I have a socket.io chat room running whose traffic is getting larger as we are running on one machine. We have ran benchmarks using the ws library for sockets and they do perform much better which would better utilize our hardware. This would come at a cost of having to rewrite our application though.
Our socket.io application allows users to create private chat rooms which are implemented by using namespaces. E.g
localhost:8080/room/1
localhost:8080/room/2
localhost:8080/room/3
When everything is in one instance it is quite easy, but now we are looking to expand this capacity into multiple nodes.
We run this instance in Amazon's cloud. Previously it looked like scaling websockets was an issue with ELBs. We have noticed that Amazon now supports and application load balancer which supports websockets. This sounds great but after reading the documentation I must admit I don't really know what it means. If I am using socket.io with thousands of namespaces do I just put instances behind this ALB and everything will work?My main questions is:
If x number of users join a namespace, will the ALB automatically redirect my messages to and from the proper users? So let's say I have 5 vanilla socket.io instance running behind the ALB. User 1 creates a namespace. Few hours later pass and User 99999 comes and wants to join this namespace, will there need to be any additional code written to do this or will the alb redirect everything where it should go? The same goes for sending and receiving messages?
UPDATE 2016/08/10: AWS improved their ELB and they now support websocket and http/2 protocols. More on this link https://aws.amazon.com/blogs/aws/new-aws-application-load-balancer/. AWS ELB does not support WSS protocol on its HTTPS endpoints.
ALB provides native support for WebSocket via the ws:// and wss:// protocols. HTTP/2 is a significant enhancement of the original HTTP 1.1 protocol. The newer protocol feature supports multiplexed requests across a single connection.
The load balancer knows how to upgrade an HTTP connection to a WebSocket connection and once that happens, messages will travel back and forth through a WebSocket tunnel. However, you must design your system for scale if you plan to load balance multiple WebSocket servers.

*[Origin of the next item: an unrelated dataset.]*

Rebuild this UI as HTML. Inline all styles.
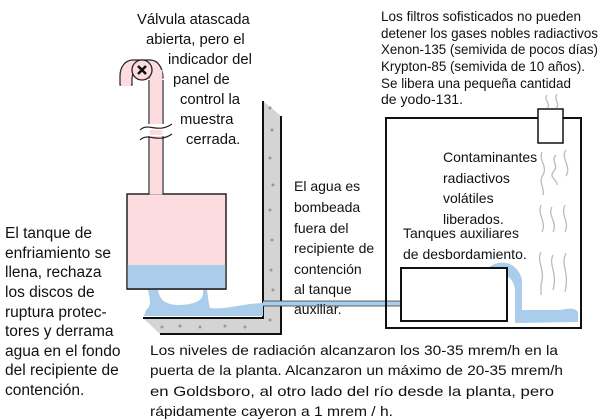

Elastic Load Balancing supports the following types of load balancers: Application Load Balancers, Network Load Balancers, and Classic Load Balancers.
While ALB will load balance the users correctly, you will need to adapt your code a little since users that joined a specific room will be dispersed throughout different servers.

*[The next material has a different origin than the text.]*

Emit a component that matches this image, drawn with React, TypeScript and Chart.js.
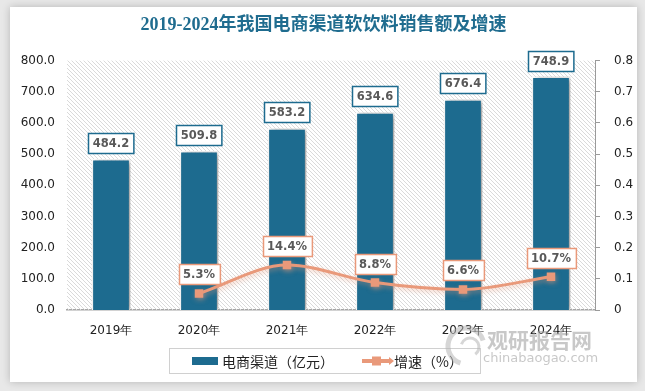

In their documentation socket.io provides a way to do this:
Now that you have multiple Socket.IO nodes accepting connections, if you want to broadcast events to everyone (or even everyone in a certain room) you’ll need some way of passing messages between processes or computers.

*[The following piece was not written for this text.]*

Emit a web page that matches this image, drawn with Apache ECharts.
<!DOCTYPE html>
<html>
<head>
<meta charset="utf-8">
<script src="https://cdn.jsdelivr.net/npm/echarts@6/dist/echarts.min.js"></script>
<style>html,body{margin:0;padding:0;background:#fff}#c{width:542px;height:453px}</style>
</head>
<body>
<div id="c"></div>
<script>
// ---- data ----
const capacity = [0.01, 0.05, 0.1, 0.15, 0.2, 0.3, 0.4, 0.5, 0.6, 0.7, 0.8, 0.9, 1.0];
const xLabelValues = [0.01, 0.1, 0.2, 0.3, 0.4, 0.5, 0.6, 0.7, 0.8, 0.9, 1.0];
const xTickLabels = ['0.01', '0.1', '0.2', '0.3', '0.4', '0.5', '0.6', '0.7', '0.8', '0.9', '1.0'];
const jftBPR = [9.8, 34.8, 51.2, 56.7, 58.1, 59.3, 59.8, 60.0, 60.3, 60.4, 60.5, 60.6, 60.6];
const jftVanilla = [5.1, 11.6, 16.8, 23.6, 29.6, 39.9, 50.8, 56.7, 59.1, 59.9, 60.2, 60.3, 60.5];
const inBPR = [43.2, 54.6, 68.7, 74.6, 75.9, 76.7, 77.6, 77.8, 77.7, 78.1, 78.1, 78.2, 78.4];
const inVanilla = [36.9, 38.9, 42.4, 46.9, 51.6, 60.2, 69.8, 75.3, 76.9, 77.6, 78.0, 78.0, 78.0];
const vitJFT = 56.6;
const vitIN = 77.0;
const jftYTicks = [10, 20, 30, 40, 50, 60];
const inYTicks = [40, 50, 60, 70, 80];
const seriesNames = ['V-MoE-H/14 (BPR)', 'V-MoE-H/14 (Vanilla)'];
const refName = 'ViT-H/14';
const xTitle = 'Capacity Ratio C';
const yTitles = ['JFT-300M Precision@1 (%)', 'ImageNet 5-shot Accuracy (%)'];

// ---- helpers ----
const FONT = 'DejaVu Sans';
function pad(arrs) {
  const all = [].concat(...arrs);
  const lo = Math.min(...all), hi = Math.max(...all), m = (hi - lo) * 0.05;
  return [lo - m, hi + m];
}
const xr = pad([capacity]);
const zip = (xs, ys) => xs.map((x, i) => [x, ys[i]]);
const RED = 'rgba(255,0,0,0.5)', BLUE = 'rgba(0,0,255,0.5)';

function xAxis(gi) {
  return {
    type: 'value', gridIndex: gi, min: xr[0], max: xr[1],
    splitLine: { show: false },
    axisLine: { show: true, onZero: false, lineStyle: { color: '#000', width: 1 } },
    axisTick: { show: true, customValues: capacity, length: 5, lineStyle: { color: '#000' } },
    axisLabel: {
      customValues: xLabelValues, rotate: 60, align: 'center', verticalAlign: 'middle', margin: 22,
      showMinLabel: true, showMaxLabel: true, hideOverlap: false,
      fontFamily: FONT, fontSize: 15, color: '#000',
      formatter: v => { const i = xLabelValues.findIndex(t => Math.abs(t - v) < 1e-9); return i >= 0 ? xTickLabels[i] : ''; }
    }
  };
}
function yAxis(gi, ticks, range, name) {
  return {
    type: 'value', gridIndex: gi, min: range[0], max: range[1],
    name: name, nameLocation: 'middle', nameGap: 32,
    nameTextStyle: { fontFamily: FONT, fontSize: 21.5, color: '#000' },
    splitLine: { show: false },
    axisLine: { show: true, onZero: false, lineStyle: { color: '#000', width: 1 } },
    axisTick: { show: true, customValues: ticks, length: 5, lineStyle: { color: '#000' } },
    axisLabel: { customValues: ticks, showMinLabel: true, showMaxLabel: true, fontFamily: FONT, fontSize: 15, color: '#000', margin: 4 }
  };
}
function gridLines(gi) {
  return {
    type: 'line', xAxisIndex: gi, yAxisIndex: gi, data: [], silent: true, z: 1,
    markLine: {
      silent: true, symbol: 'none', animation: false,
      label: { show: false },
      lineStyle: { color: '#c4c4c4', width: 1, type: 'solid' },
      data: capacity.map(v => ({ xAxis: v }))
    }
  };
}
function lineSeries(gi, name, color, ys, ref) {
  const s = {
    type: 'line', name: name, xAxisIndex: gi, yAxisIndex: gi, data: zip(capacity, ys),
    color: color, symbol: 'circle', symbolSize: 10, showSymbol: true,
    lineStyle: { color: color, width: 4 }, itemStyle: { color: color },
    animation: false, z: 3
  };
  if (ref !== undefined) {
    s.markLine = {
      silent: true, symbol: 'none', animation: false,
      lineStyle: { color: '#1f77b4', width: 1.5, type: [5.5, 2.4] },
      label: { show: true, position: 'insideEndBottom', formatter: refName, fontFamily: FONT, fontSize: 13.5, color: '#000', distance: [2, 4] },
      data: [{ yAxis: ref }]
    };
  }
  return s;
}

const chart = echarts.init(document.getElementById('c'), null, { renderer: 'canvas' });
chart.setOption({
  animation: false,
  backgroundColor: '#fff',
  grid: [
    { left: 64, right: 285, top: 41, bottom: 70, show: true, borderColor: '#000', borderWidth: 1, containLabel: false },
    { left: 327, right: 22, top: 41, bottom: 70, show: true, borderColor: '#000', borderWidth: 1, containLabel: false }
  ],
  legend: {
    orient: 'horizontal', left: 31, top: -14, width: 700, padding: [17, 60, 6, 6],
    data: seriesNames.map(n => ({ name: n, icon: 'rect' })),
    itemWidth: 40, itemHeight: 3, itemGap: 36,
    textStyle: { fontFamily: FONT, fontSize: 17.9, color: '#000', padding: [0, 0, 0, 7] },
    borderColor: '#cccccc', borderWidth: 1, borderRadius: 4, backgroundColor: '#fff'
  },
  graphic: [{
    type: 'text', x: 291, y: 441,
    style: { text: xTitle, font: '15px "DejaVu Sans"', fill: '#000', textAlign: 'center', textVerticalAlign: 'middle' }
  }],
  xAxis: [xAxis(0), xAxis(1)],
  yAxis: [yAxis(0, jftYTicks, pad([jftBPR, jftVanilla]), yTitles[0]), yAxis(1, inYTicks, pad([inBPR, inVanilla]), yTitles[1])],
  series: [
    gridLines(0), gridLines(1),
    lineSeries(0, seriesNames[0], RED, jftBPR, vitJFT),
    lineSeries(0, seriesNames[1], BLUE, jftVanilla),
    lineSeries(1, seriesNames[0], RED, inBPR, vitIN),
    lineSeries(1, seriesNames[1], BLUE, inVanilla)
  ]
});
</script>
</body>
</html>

The interface in charge of routing messages is what we call the Adapter. You can implement your own on top of the socket.io-adapter (by inheriting from it) or you can use the one we provide on top of Redis: socket.io-redis:
var io = require('socket.io')(3000);
var redis = require('socket.io-redis');
io.adapter(redis({ host: 'localhost', port: 6379 }));
ALB setup
I would recommend to enable sticky session in your ALB, otherwise socket.io handshake will fail when using a non-websocket transport, such as long polling, since handshaking task using this transports requires more than one request, and you need all of those requests to be performed against the same server.
If I wanted to avoid having a redis database. For example, if my rooms are created by users, if userA creates a room on instance 4, if another user wants to join this room, how would they know which instance it is on? Would I need the adapter here too?
The goal of this alternative is to have each room assigned to a specific EC2 Instance. We're going to achieve this using ALB Routing
N rooms > 1 instance.
You will need to change your rooms URL to something like:
/i1/room/550
/i1/room/20
/i2/room/5
/i5/room/492
being:
/{instance-number}/room/{room-id}
This is needed so ALB can route each room to a specific instance.
Create N target groups (N being the number of instances you have at the moment)
Register each instance to each target group
Target Groups > Instance X target group > Target tab > Edit > Choose instance X > add to registered
Target group X > EC2 Instance X
Target group Y > EC2 Instance Y
Edit ALB target rules
Load Balancers > Your ALB > Listeners > View/Edit Rules
Create one rule per target group/instance with following settings:
/iX/room/*
instanceX
Once you have this setup when you enter:
/i1/room/550
you will be using EC2 Instance 1. /i2/room/200
will be using EC2 Instance 2and so on.
Now you will have to make your own logic in order to have the rooms balanced across your instances. You don't want to have one instance hosting almost all the groups.
I recommend the first approach since it can be autoscaled easily.